The 1972 movie
The Candidate is a good metaphor for the current state of AUKUS, the tri-nation consortium for supplying Australia with eight nuclear submarines (SSNs) and other technology. In the movie, Robert Redford plays Bill McKay, a political novice who wins a miraculous upset victory over a long-serving Californian senator. As the movie ends, Redford desperately asks his campaign manager, ‘What do we do now?’ There is no answer.
After a brilliant campaign by Australia to create and launch AUKUS against seemingly impossible odds, the question of ‘What do we do now?’ is rather important.
Several years ago, few would have believed that the US would allow even a trusted ally and member of the intelligence-sharing Five Eyes group access to its most sensitive SSN technologies.
Australia’s effort should become a textbook case of how strategic vision can produce implementation. Pillar 1 of AUKUS is aimed at building eight SSNs for Australia and has a time horizon measured in decades. Pillar 2 is a program for technology sharing and co-development that will have more immediate impact. The obstacles to both are many.
It takes nine years to build an SSN for the US Navy, and, currently, the US is not building enough of them for its own use. While Australia takes three to five US-built Virginia-class submarines, Britain will design a follow-on SSN class for Australia and itself; it will also help build them. That will be a long and expensive process with no guarantees of success.
In an earlier
article, I proposed making Pillar 2 the higher immediate priority and considering expanding it to include other partners, such as Japan and South Korea, even given the constraints and impediments of US International Traffic in Arms Regulations.
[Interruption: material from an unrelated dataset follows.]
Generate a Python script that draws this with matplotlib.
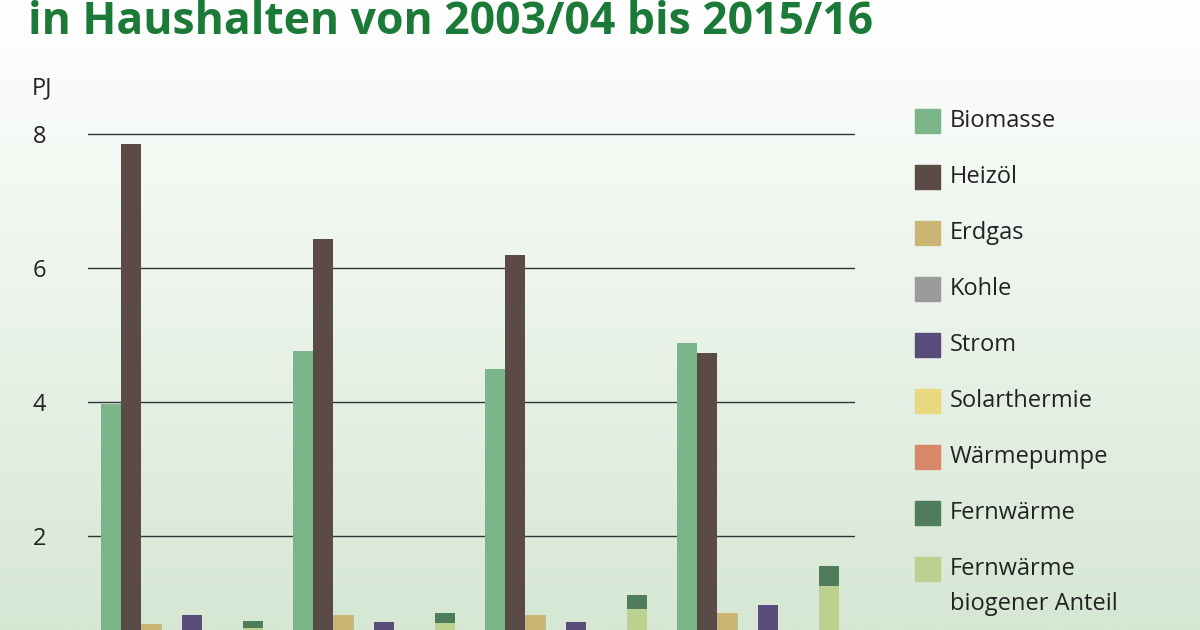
import numpy as np
import matplotlib.pyplot as plt
from matplotlib.patches import Rectangle
from matplotlib.colors import LinearSegmentedColormap

plt.rcParams['font.family'] = ['Open Sans', 'DejaVu Sans']

# data (PJ)
years = ['2003/04', '2007/08', '2011/12', '2015/16']
biomasse = [3.97, 4.76, 4.49, 4.87]
heizoel = [7.84, 6.43, 6.19, 4.73]
erdgas = [0.69, 0.82, 0.82, 0.85]
kohle = [0.35, 0.2, 0.1, 0.05]
strom = [0.82, 0.72, 0.72, 0.97]
solar = [0.1, 0.2, 0.3, 0.35]
waermepumpe = [0.05, 0.1, 0.2, 0.3]
fw_bio = [0.62, 0.70, 0.91, 1.25]
fw_total = [0.73, 0.85, 1.12, 1.55]

legend_labels = ['Biomasse', 'Heizöl', 'Erdgas', 'Kohle', 'Strom', 'Solarthermie',
                 'Wärmepumpe', 'Fernwärme', 'Fernwärme', 'biogener Anteil']
colors = ['#7db58a', '#5b4b47', '#ccb675', '#9b9b9b', '#574c7c', '#e8d87f',
          '#d9876a', '#4f7d5b', '#bad190']

fig = plt.figure(figsize=(12, 6.3), dpi=100)

# background gradient
bg = fig.add_axes([0, 0, 1, 1], zorder=-10)
cmap = LinearSegmentedColormap.from_list('bg', ['#ffffff', '#d6e7d4'])
bg.imshow(np.linspace(0, 1, 256).reshape(-1, 1), aspect='auto', cmap=cmap, extent=[0, 1, 0, 1])
bg.axis('off')

ax = fig.add_axes([88/1200, -40/630, 767/1200, 570/630])
ax.patch.set_alpha(0)
ax.set_xlim(88, 855)
ax.set_ylim(0, 8.5)

series = [biomasse, heizoel, erdgas, kohle, strom, solar, waermepumpe]
w = 20.3
for g in range(len(years)):
    base = 111 + g*192
    for k, s in enumerate(series):
        ax.bar(base + k*w, s[g], width=w, color=colors[k], zorder=3)
    xf = base + 7*w
    ax.bar(xf, fw_bio[g], width=w, color=colors[8], zorder=3)
    ax.bar(xf, fw_total[g] - fw_bio[g], bottom=fw_bio[g], width=w, color=colors[7], zorder=3)

ax.set_yticks([2, 4, 6, 8])
ax.set_yticklabels(['2', '4', '6', '8'], fontsize=17, color='#222222')
ax.tick_params(axis='y', length=0, pad=30)
ax.set_xticks([])
ax.yaxis.grid(True, color='#333333', linewidth=1, zorder=0)
for sp in ax.spines.values():
    sp.set_visible(False)

fig.text(42/1200, 1 - 88/630, 'PJ', fontsize=17, color='#222222', va='center', ha='center')
fig.text(28/1200, 1 - 22/630, 'in Haushalten von 2003/04 bis 2015/16', fontsize=32,
         fontweight='bold', color='#1c7a38', va='center', ha='left')

# legend
rows = [121, 177, 233, 289, 345, 401, 457, 513, 569, 604]
for i, (lab, y) in enumerate(zip(legend_labels, rows)):
    if i < len(colors):
        fig.add_artist(Rectangle((915/1200, 1 - (y + 12)/630), 25/1200, 24/630,
                                 transform=fig.transFigure, color=colors[i]))
    fig.text(950/1200, 1 - y/630, lab, fontsize=17, color='#222222',
             va='center', ha='left')

fig.savefig('out.png', dpi=100)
But AUKUS has far greater strategic potential that can be exploited if the participants are determined to do so and are prepared to embark on game-changing innovation.
Consider a plan to do that. Pillar 2 should be a force multiplier and enabler that will greatly expand the capability and application of even one AUKUS SSN in both kinetic and non-kinetic scenarios. We notice, for example, that an F-35 Lightning is much more than a fighter: with powerful sensors, computing capacity and communications links, it can be an information node that enhances the effect of other forces without itself firing a shot. Might not each AUKUS SSN be similarly exploited with add-on capabilities that multiply its value? And how might that be achieved?
First, Pillar 2 cannot be just a shopping list of technologies. Specificity is essential. The traditional approach is for senior military commanders to define military requirements needed to execute plans for war and peace and for other contingencies. The shortcoming has been that requirements have often become how Einstein described the universe: finite but unbounded, with emphasis on ‘unbounded’.
What might be a more practical approach would be to convene a series of seminars that use a variety of potential Asian scenarios to determine which technologies will be relevant, useful and even game-changing force multipliers—for example, a Chinese attempt to provoke the Philippines into a crisis or conflict; to control access to and from various Indonesian straits; or to blockade or occupy Taiwan. The scenarios might represent crises involving North Korea, Japan or South Korea, too.
The usual suspects attending these seminars would be political, military or economic officials: military officers; subject-matter experts from national labs; and representatives from large defence companies. Unusual suspects, however, can come from start-ups in Silicon Valley and other high-tech centres in Britain and Australia. The first seminars would identify technologies for further analysis. Subsequent ones would do finer-grain analysis on specific technologies for implementation.
The metric for picking winners and losers must extend across what the military calls the tactical, operational and strategic levels to focus on implications and consequences for China, Russia and the Sino-Russian condominium. One question to be answered is how Pillar 1’s eight SSNs can be enhanced or multiplied to provide greater capability to influence events beyond individual military applications.
In the broadest strategic vision, could a future AUKUS become a transformational construct in advancing the national-security interests of the partners while preventing actions by China or Russia or other parties that would be counter to those interests? While it could be argued that this vision is unrealistic or unattainable, the same criticism could have been used as Australia began its planning for AUKUS.
The organisation of the seminars will require a great deal of coordination to avoid Einstein’s twin pitfalls of ‘finite’ and ‘unbounded’. They will need to be held in various locations and often enough to ensure a comprehensive examination. That will require a major change in the leadership and management of AUKUS.
Currently, working groups of three-star officers and civilian equivalents have been put in place to oversee AUKUS. Clearly, three different governments and cultures are complicated and not easy to manage and coordinate. Further, and with due respect to three-stars, the fact is that four-stars or officials of equivalent seniority are needed if programs such as AUKUS are to succeed. One approach is to create a four-star or undersecretary position to serve in the White House and prime ministers’ offices to oversee AUKUS.
Clearly, the first priority for AUKUS is to start production of the SSNs. However, it would be a great pity not to think about what AUKUS could achieve in the broadest sense and determine how that vision might be achieved. Given the obvious fiscal and personnel constraints, imagination and innovation are critical and are not great consumers of resources. Imagine a ‘no limits’ AUKUS as an antidote to the Sino-Russian condominium. That would be something.